## Data extract

- - - - - - -

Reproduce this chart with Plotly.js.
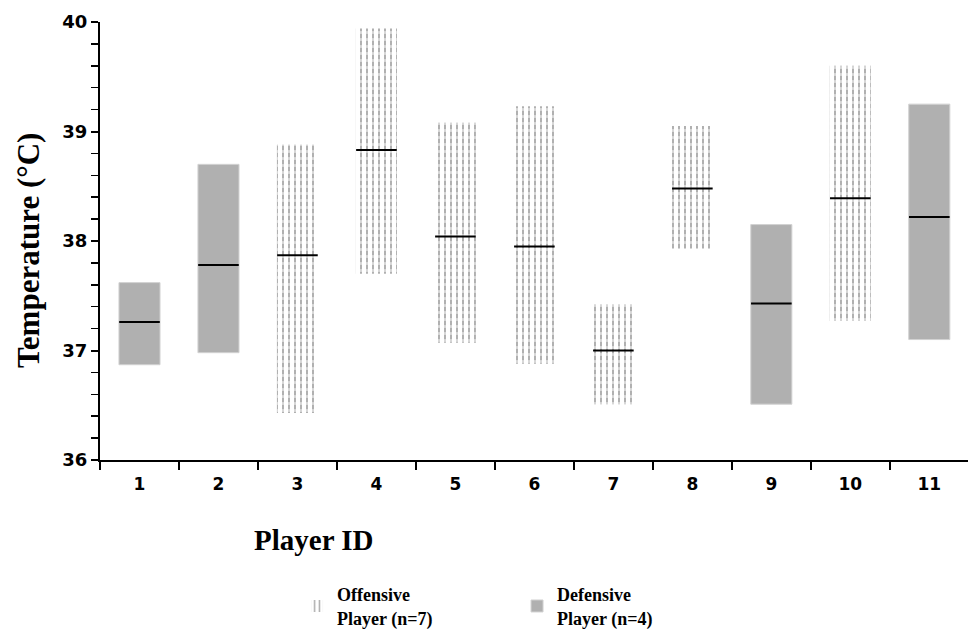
<!DOCTYPE html>
<html><head><meta charset="utf-8">
<script src="https://cdn.plot.ly/plotly-3.0.1.min.js"></script>
<style>html,body{margin:0;padding:0;background:#fff;} #chart{width:968px;height:637px;}</style>
</head><body><div id="chart"></div>
<script>
const players = ["1","2","3","4","5","6","7","8","9","10","11"];
const roles = ["Defensive","Defensive","Offensive","Offensive","Offensive","Offensive","Offensive","Offensive","Defensive","Offensive","Defensive"];
const minTemp = [36.87,36.98,36.43,37.70,37.07,36.88,36.51,37.93,36.51,37.27,37.10];
const maxTemp = [37.62,38.70,38.88,39.94,39.08,39.23,37.42,39.05,38.15,39.60,39.25];
const medianTemp = [37.26,37.78,37.87,38.83,38.04,37.95,37.00,38.48,37.43,38.39,38.22];
const yTicks = [36,37,38,39,40];
const legendNames = {Offensive: "Offensive<br>Player (n=7)", Defensive: "Defensive<br>Player (n=4)"};
const xTitle = "Player ID";
const yTitle = "Temperature (°C)";

function pick(role, arr){ return arr.filter((v,i)=>roles[i]===role); }
function spans(role){ const lo = pick(role,minTemp), hi = pick(role,maxTemp); return hi.map((h,i)=>h-lo[i]); }

const BW = 0.52;
const traces = [
  { type:'bar', name: legendNames.Offensive, x: pick('Offensive',players), base: pick('Offensive',minTemp), y: spans('Offensive'),
    width: BW, marker:{color:'white', line:{width:0},
      pattern:{shape:'|', fgcolor:'#606060', size:6, solidity:0.33, fillmode:'overlay'}}, hoverinfo:'skip' },
  { type:'bar', showlegend:false, x: pick('Offensive',players), base: pick('Offensive',minTemp), y: spans('Offensive'),
    width: BW, marker:{color:'rgba(0,0,0,0)', line:{width:0},
      pattern:{shape:'-', fgcolor:'white', bgcolor:'rgba(0,0,0,0)', size:7, solidity:0.4, fillmode:'overlay'}}, hoverinfo:'skip' },
  { type:'bar', name: legendNames.Defensive, x: pick('Defensive',players), base: pick('Defensive',minTemp), y: spans('Defensive'),
    width: BW, marker:{color:'#b0b0b0', line:{color:'#d2d2d2', width:1}}, hoverinfo:'skip' },
  { type:'scatter', mode:'markers', showlegend:false, x: players, y: medianTemp,
    marker:{symbol:'line-ew', size:29, color:'black', line:{color:'black', width:2}} }
];

const layout = {
  width:968, height:637,
  margin:{l:100, r:0, t:22, b:177},
  paper_bgcolor:'white', plot_bgcolor:'white',
  barmode:'overlay',
  showlegend:true,
  legend:{orientation:'h', x:0.227, y:-0.402, xanchor:'left', yanchor:'bottom',
    font:{family:'Liberation Serif', size:18, color:'black', weight:'bold'},
    entrywidth:175, entrywidthmode:'pixels', bgcolor:'rgba(0,0,0,0)', traceorder:'normal'},
  xaxis:{type:'category', categoryorder:'array', categoryarray:players, range:[-0.5, 10.49], tickson:'boundaries',
    ticks:'outside', ticklen:8, tickwidth:2, tickcolor:'black',
    showline:true, linewidth:2, linecolor:'black', showgrid:false, zeroline:false,
    tickfont:{family:'DejaVu Sans', size:17, color:'black', weight:'bold'}, ticklabelstandoff:8, fixedrange:true},
  yaxis:{range:[36,40], tickmode:'array', tickvals:yTicks, ticks:'outside', ticklen:7, tickwidth:2, tickcolor:'black',
    showline:true, linewidth:2, linecolor:'black', showgrid:false, zeroline:false,
    tickfont:{family:'DejaVu Sans', size:18, color:'black', weight:'bold'},
    minor:{tickmode:'linear', tick0:36, dtick:0.2, ticks:'outside', ticklen:7, tickwidth:1.5, tickcolor:'black', showgrid:false}},
  yaxis2:{overlaying:'y', side:'left', range:[36,40], tickmode:'linear', tick0:36, dtick:0.2, ticks:'inside', ticklen:7,
    tickwidth:1.5, tickcolor:'black', showticklabels:false, showline:false, showgrid:false, zeroline:false},
  annotations:[
    {text:xTitle, xref:'paper', yref:'paper', x:0.2465, y:-0.183, xanchor:'center', yanchor:'middle', showarrow:false,
     font:{family:'Liberation Serif', size:29, color:'black', weight:'bold'}},
    {text:yTitle, xref:'paper', yref:'paper', x:-0.0818, y:0.4795, xanchor:'center', yanchor:'middle', textangle:-90, showarrow:false,
     font:{family:'Liberation Serif', size:31, color:'black', weight:'bold'}}
  ]
};
Plotly.newPlot('chart', traces, layout, {displayModeBar:false, staticPlot:true});
</script></body></html>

- - - - - - -

## What is being asked
Retype the whole listing exactly and leave the pictures out.

## Result of the exercise
Reproduce this chart with Plotly.js.
<!DOCTYPE html>
<html><head><meta charset="utf-8">
<script src="https://cdn.plot.ly/plotly-3.0.1.min.js"></script>
<style>html,body{margin:0;padding:0;background:#fff;} #chart{width:968px;height:637px;}</style>
</head><body><div id="chart"></div>
<script>
const players = ["1","2","3","4","5","6","7","8","9","10","11"];
const roles = ["Defensive","Defensive","Offensive","Offensive","Offensive","Offensive","Offensive","Offensive","Defensive","Offensive","Defensive"];
const minTemp = [36.87,36.98,36.43,37.70,37.07,36.88,36.51,37.93,36.51,37.27,37.10];
const maxTemp = [37.62,38.70,38.88,39.94,39.08,39.23,37.42,39.05,38.15,39.60,39.25];
const medianTemp = [37.26,37.78,37.87,38.83,38.04,37.95,37.00,38.48,37.43,38.39,38.22];
const yTicks = [36,37,38,39,40];
const legendNames = {Offensive: "Offensive<br>Player (n=7)", Defensive: "Defensive<br>Player (n=4)"};
const xTitle = "Player ID";
const yTitle = "Temperature (°C)";

function pick(role, arr){ return arr.filter((v,i)=>roles[i]===role); }
function spans(role){ const lo = pick(role,minTemp), hi = pick(role,maxTemp); return hi.map((h,i)=>h-lo[i]); }

const BW = 0.52;
const traces = [
  { type:'bar', name: legendNames.Offensive, x: pick('Offensive',players), base: pick('Offensive',minTemp), y: spans('Offensive'),
    width: BW, marker:{color:'white', line:{width:0},
      pattern:{shape:'|', fgcolor:'#606060', size:6, solidity:0.33, fillmode:'overlay'}}, hoverinfo:'skip' },
  { type:'bar', showlegend:false, x: pick('Offensive',players), base: pick('Offensive',minTemp), y: spans('Offensive'),
    width: BW, marker:{color:'rgba(0,0,0,0)', line:{width:0},
      pattern:{shape:'-', fgcolor:'white', bgcolor:'rgba(0,0,0,0)', size:7, solidity:0.4, fillmode:'overlay'}}, hoverinfo:'skip' },
  { type:'bar', name: legendNames.Defensive, x: pick('Defensive',players), base: pick('Defensive',minTemp), y: spans('Defensive'),
    width: BW, marker:{color:'#b0b0b0', line:{color:'#d2d2d2', width:1}}, hoverinfo:'skip' },
  { type:'scatter', mode:'markers', showlegend:false, x: players, y: medianTemp,
    marker:{symbol:'line-ew', size:29, color:'black', line:{color:'black', width:2}} }
];

const layout = {
  width:968, height:637,
  margin:{l:100, r:0, t:22, b:177},
  paper_bgcolor:'white', plot_bgcolor:'white',
  barmode:'overlay',
  showlegend:true,
  legend:{orientation:'h', x:0.227, y:-0.402, xanchor:'left', yanchor:'bottom',
    font:{family:'Liberation Serif', size:18, color:'black', weight:'bold'},
    entrywidth:175, entrywidthmode:'pixels', bgcolor:'rgba(0,0,0,0)', traceorder:'normal'},
  xaxis:{type:'category', categoryorder:'array', categoryarray:players, range:[-0.5, 10.49], tickson:'boundaries',
    ticks:'outside', ticklen:8, tickwidth:2, tickcolor:'black',
    showline:true, linewidth:2, linecolor:'black', showgrid:false, zeroline:false,
    tickfont:{family:'DejaVu Sans', size:17, color:'black', weight:'bold'}, ticklabelstandoff:8, fixedrange:true},
  yaxis:{range:[36,40], tickmode:'array', tickvals:yTicks, ticks:'outside', ticklen:7, tickwidth:2, tickcolor:'black',
    showline:true, linewidth:2, linecolor:'black', showgrid:false, zeroline:false,
    tickfont:{family:'DejaVu Sans', size:18, color:'black', weight:'bold'},
    minor:{tickmode:'linear', tick0:36, dtick:0.2, ticks:'outside', ticklen:7, tickwidth:1.5, tickcolor:'black', showgrid:false}},
  yaxis2:{overlaying:'y', side:'left', range:[36,40], tickmode:'linear', tick0:36, dtick:0.2, ticks:'inside', ticklen:7,
    tickwidth:1.5, tickcolor:'black', showticklabels:false, showline:false, showgrid:false, zeroline:false},
  annotations:[
    {text:xTitle, xref:'paper', yref:'paper', x:0.2465, y:-0.183, xanchor:'center', yanchor:'middle', showarrow:false,
     font:{family:'Liberation Serif', size:29, color:'black', weight:'bold'}},
    {text:yTitle, xref:'paper', yref:'paper', x:-0.0818, y:0.4795, xanchor:'center', yanchor:'middle', textangle:-90, showarrow:false,
     font:{family:'Liberation Serif', size:31, color:'black', weight:'bold'}}
  ]
};
Plotly.newPlot('chart', traces, layout, {displayModeBar:false, staticPlot:true});
</script></body></html>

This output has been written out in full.